[start Material supplied]

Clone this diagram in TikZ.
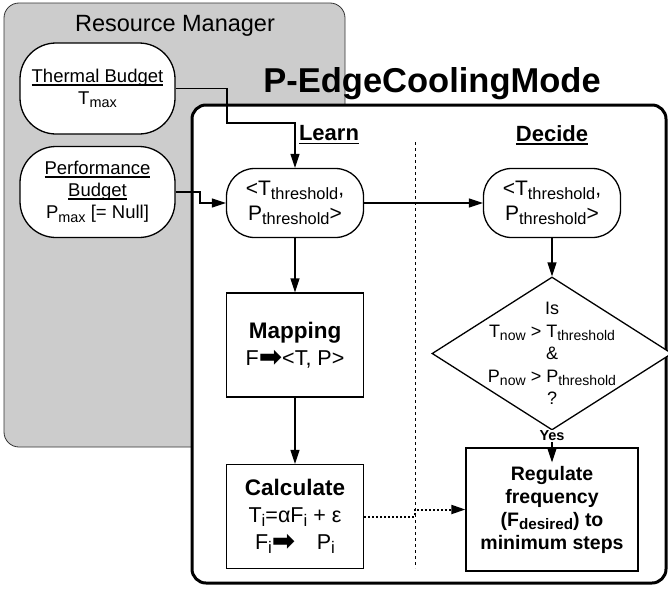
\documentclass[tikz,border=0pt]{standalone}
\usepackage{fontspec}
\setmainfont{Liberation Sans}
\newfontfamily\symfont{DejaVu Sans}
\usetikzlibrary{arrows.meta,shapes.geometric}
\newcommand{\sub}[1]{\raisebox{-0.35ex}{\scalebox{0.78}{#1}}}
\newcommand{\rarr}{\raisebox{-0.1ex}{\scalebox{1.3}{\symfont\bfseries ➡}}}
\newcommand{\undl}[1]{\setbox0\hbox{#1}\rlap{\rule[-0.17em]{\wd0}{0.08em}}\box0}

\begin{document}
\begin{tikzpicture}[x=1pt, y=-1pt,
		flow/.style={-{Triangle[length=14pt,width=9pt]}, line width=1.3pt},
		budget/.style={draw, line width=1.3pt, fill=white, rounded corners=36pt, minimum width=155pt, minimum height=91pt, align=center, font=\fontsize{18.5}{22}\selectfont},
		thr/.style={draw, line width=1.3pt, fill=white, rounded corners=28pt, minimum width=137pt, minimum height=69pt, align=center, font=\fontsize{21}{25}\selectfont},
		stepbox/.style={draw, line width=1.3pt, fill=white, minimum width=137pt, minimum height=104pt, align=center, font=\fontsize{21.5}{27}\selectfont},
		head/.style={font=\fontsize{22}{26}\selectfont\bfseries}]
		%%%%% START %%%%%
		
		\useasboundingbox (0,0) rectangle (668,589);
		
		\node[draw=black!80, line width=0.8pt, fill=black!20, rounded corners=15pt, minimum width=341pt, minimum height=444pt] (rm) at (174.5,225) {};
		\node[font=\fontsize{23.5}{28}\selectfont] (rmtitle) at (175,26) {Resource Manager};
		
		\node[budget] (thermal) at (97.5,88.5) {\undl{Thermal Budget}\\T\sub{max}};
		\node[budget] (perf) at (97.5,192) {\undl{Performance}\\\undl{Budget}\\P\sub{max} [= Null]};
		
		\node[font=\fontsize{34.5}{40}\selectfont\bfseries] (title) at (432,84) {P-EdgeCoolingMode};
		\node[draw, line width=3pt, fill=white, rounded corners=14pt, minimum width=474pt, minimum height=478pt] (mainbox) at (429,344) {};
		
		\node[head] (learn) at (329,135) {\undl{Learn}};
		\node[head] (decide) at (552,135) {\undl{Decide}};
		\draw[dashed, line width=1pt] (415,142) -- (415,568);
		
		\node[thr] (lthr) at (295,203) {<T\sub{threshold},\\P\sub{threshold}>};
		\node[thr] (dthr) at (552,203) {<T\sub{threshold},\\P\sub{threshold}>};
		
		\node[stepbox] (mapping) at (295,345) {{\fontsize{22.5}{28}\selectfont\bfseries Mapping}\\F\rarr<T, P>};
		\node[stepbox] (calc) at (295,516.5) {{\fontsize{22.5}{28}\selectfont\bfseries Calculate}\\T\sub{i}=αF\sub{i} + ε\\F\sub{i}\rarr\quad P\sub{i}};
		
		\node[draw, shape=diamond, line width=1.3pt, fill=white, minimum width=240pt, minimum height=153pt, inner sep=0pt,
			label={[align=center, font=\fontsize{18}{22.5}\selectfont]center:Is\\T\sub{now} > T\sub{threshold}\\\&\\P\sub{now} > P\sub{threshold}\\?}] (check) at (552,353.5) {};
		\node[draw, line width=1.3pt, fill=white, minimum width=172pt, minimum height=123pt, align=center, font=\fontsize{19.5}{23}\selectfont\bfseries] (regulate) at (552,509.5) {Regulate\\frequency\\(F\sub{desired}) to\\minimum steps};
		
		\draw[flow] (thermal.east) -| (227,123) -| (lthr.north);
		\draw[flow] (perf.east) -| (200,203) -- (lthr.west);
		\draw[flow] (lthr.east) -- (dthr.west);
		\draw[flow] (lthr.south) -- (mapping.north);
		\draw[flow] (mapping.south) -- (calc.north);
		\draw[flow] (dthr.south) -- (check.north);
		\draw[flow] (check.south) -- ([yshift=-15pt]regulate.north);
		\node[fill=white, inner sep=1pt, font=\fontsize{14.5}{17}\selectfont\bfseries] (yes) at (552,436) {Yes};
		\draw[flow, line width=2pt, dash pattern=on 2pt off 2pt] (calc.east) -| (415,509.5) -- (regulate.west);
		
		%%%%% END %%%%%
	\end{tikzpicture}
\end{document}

[end Material supplied]
[start Material supplied]

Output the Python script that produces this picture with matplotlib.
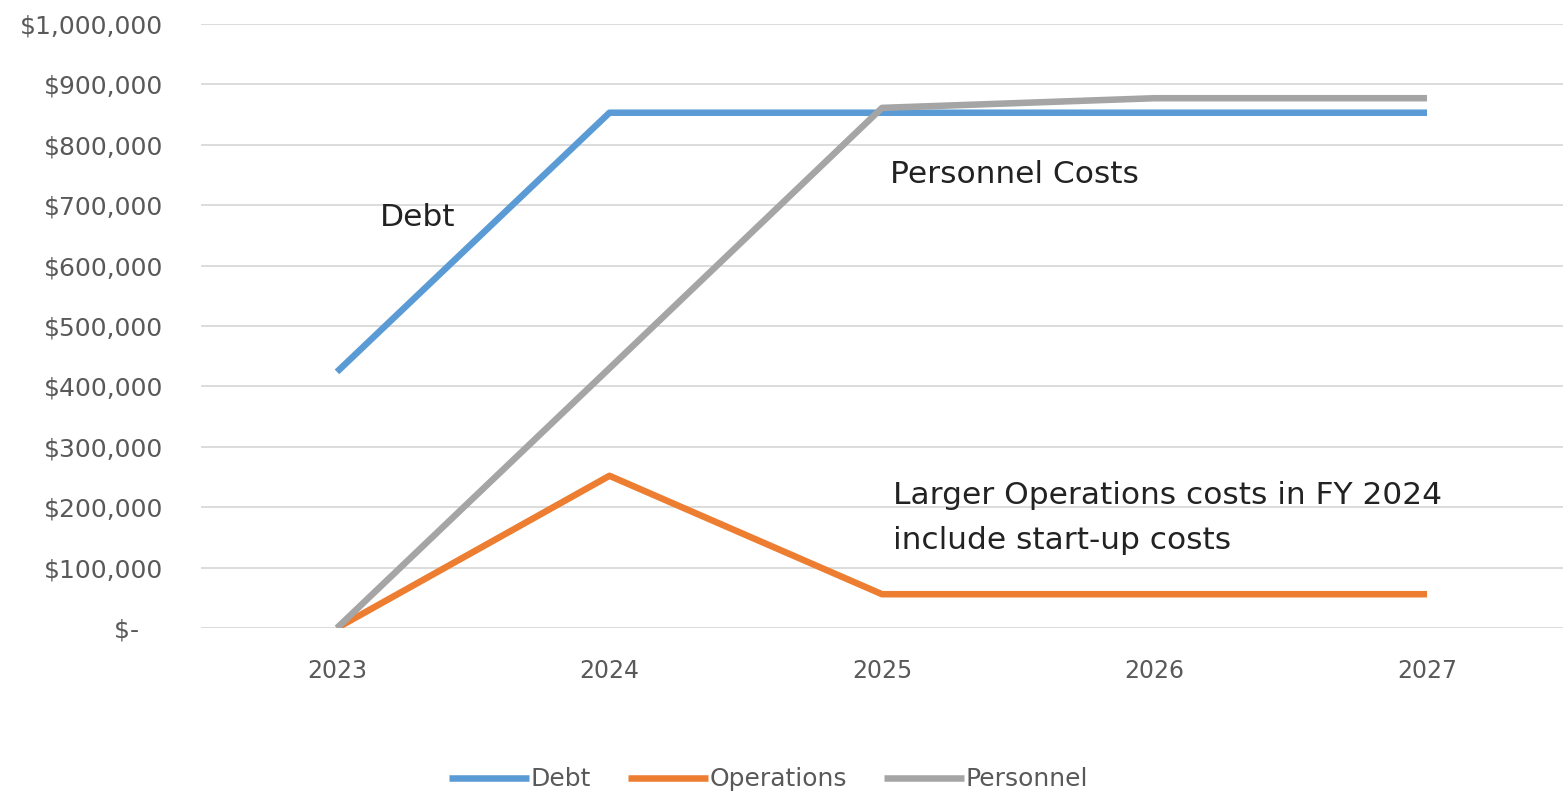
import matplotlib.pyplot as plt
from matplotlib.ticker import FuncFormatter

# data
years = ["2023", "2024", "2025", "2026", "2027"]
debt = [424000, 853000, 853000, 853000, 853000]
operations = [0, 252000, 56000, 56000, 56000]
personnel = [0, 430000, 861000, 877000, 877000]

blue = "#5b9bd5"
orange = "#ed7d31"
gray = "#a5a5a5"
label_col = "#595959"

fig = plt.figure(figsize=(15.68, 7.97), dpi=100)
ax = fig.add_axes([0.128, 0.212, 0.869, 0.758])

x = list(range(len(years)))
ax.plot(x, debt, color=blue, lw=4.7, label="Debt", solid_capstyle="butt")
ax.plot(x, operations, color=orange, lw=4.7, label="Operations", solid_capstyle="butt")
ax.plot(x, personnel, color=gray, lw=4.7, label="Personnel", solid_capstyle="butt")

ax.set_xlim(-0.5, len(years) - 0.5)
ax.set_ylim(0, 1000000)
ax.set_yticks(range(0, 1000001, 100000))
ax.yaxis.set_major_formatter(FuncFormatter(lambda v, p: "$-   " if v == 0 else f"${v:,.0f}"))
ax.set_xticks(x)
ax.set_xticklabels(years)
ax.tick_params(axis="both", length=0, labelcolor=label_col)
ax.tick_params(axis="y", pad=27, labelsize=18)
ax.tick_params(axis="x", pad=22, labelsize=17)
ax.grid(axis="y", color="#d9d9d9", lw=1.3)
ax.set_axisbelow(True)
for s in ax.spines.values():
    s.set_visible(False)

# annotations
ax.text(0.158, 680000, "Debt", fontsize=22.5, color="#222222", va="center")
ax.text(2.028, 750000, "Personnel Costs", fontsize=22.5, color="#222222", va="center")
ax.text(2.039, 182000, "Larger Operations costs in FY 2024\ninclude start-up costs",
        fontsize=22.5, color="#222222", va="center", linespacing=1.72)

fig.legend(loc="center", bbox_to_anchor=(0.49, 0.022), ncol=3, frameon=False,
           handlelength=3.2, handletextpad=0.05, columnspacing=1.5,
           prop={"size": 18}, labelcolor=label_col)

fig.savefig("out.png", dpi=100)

[end Material supplied]
[start Material supplied]

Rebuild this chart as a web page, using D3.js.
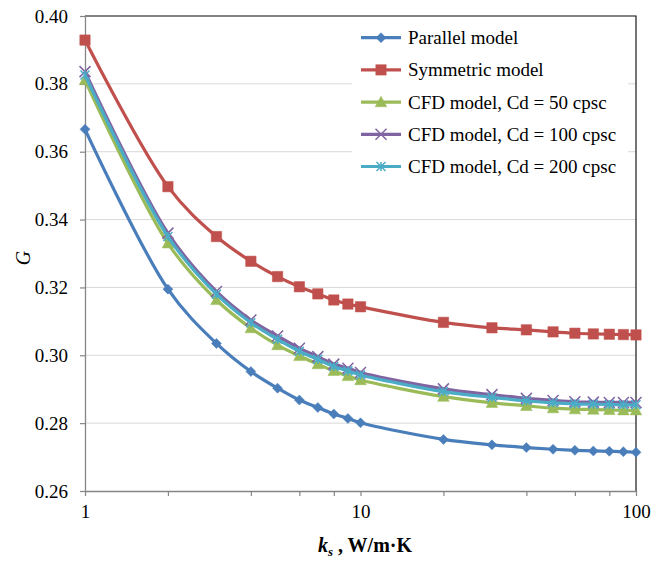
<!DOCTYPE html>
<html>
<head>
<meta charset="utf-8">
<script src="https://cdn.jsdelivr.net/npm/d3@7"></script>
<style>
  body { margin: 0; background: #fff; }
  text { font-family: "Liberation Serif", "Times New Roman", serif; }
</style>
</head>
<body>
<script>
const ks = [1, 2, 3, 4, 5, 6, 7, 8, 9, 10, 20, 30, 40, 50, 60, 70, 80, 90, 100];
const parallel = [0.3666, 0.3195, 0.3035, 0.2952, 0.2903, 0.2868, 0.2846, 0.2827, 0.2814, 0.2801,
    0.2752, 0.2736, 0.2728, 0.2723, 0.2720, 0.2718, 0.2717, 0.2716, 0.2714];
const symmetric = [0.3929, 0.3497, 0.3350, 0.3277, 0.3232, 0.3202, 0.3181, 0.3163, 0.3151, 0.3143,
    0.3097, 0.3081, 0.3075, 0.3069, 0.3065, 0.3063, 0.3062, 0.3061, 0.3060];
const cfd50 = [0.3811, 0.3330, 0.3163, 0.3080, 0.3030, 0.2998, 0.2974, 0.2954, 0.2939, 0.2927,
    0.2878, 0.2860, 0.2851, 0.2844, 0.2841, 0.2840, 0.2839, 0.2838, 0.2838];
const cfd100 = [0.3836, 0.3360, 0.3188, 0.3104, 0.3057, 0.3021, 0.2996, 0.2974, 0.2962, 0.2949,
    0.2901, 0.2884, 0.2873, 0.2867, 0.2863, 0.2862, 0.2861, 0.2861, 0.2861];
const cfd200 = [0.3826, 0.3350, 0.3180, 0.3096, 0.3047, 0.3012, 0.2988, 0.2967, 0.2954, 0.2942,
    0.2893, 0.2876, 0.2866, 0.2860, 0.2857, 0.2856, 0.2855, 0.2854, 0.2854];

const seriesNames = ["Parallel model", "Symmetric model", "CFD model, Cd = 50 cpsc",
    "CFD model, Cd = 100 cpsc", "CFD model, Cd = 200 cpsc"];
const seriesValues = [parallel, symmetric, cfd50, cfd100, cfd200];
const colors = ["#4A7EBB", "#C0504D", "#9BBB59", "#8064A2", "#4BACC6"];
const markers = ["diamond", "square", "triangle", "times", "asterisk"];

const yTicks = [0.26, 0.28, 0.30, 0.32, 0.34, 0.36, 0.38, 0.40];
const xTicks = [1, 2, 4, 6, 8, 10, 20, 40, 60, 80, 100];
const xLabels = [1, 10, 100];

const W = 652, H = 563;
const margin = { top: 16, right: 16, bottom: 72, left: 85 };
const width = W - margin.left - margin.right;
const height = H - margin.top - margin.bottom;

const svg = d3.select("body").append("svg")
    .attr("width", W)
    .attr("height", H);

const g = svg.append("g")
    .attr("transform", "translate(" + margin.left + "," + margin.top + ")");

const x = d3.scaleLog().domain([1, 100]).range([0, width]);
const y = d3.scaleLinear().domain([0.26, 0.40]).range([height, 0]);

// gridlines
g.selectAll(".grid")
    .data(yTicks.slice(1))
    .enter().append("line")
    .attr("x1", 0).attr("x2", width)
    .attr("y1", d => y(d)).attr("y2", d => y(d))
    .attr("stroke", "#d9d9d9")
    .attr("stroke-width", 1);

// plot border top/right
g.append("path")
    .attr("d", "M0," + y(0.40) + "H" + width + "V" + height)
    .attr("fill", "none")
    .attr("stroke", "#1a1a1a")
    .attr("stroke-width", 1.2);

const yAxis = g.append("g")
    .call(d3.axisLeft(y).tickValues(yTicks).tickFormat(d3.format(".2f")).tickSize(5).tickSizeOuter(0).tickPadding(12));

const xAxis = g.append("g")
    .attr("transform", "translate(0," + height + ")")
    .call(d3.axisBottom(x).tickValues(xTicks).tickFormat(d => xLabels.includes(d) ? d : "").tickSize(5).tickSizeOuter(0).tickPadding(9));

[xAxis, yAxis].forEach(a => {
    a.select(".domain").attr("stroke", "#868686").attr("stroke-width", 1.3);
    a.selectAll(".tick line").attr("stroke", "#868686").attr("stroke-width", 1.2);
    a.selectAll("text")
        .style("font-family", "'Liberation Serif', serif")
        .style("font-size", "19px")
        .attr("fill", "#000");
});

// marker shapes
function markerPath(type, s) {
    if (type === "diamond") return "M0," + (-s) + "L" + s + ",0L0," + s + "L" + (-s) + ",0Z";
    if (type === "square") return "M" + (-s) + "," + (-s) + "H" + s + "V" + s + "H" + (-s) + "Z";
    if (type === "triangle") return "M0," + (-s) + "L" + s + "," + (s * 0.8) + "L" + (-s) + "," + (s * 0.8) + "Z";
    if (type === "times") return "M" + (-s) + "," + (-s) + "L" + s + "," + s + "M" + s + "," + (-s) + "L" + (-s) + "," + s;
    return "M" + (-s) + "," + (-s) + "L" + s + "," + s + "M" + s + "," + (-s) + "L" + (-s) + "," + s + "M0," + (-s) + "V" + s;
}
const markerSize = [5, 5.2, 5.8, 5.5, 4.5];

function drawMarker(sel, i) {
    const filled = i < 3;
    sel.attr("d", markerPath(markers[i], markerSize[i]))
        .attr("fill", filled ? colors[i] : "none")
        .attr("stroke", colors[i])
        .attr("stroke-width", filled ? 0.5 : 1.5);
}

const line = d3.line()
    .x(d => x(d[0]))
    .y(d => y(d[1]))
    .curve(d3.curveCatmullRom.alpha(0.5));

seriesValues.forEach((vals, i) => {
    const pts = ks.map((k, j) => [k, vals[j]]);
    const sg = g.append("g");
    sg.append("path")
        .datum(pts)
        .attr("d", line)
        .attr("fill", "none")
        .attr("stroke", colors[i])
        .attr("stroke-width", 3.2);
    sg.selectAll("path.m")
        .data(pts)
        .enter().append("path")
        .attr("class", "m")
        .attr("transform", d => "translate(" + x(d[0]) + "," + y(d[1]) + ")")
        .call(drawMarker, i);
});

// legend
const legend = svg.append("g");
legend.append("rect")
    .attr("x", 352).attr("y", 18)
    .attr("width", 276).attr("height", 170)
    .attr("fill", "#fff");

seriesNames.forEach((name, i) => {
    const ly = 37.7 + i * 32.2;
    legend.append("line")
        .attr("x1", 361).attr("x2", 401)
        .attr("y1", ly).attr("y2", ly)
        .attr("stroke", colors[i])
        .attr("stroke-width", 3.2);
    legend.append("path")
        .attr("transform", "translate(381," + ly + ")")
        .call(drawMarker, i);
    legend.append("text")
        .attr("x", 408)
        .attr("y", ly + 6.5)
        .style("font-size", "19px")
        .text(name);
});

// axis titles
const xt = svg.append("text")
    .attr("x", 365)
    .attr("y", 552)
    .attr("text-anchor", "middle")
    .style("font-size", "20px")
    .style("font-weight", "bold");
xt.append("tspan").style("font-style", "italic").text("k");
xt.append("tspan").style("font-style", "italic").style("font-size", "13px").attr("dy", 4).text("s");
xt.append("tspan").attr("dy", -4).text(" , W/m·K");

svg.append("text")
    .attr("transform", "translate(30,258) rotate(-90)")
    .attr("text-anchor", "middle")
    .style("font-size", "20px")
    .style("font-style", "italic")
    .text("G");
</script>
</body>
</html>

[end Material supplied]

** Work to be completed **
What's needed is an exact copy of the lines above from the one with "Clone this diagram in TikZ." through the one with "(415,142) -- (415,568);", both included; the pictures stay out.

** Finished exercise **
Clone this diagram in TikZ.
\documentclass[tikz,border=0pt]{standalone}
\usepackage{fontspec}
\setmainfont{Liberation Sans}
\newfontfamily\symfont{DejaVu Sans}
\usetikzlibrary{arrows.meta,shapes.geometric}
\newcommand{\sub}[1]{\raisebox{-0.35ex}{\scalebox{0.78}{#1}}}
\newcommand{\rarr}{\raisebox{-0.1ex}{\scalebox{1.3}{\symfont\bfseries ➡}}}
\newcommand{\undl}[1]{\setbox0\hbox{#1}\rlap{\rule[-0.17em]{\wd0}{0.08em}}\box0}

\begin{document}
\begin{tikzpicture}[x=1pt, y=-1pt,
		flow/.style={-{Triangle[length=14pt,width=9pt]}, line width=1.3pt},
		budget/.style={draw, line width=1.3pt, fill=white, rounded corners=36pt, minimum width=155pt, minimum height=91pt, align=center, font=\fontsize{18.5}{22}\selectfont},
		thr/.style={draw, line width=1.3pt, fill=white, rounded corners=28pt, minimum width=137pt, minimum height=69pt, align=center, font=\fontsize{21}{25}\selectfont},
		stepbox/.style={draw, line width=1.3pt, fill=white, minimum width=137pt, minimum height=104pt, align=center, font=\fontsize{21.5}{27}\selectfont},
		head/.style={font=\fontsize{22}{26}\selectfont\bfseries}]
		%%%%% START %%%%%
		
		\useasboundingbox (0,0) rectangle (668,589);
		
		\node[draw=black!80, line width=0.8pt, fill=black!20, rounded corners=15pt, minimum width=341pt, minimum height=444pt] (rm) at (174.5,225) {};
		\node[font=\fontsize{23.5}{28}\selectfont] (rmtitle) at (175,26) {Resource Manager};
		
		\node[budget] (thermal) at (97.5,88.5) {\undl{Thermal Budget}\\T\sub{max}};
		\node[budget] (perf) at (97.5,192) {\undl{Performance}\\\undl{Budget}\\P\sub{max} [= Null]};
		
		\node[font=\fontsize{34.5}{40}\selectfont\bfseries] (title) at (432,84) {P-EdgeCoolingMode};
		\node[draw, line width=3pt, fill=white, rounded corners=14pt, minimum width=474pt, minimum height=478pt] (mainbox) at (429,344) {};
		
		\node[head] (learn) at (329,135) {\undl{Learn}};
		\node[head] (decide) at (552,135) {\undl{Decide}};
		\draw[dashed, line width=1pt] (415,142) -- (415,568);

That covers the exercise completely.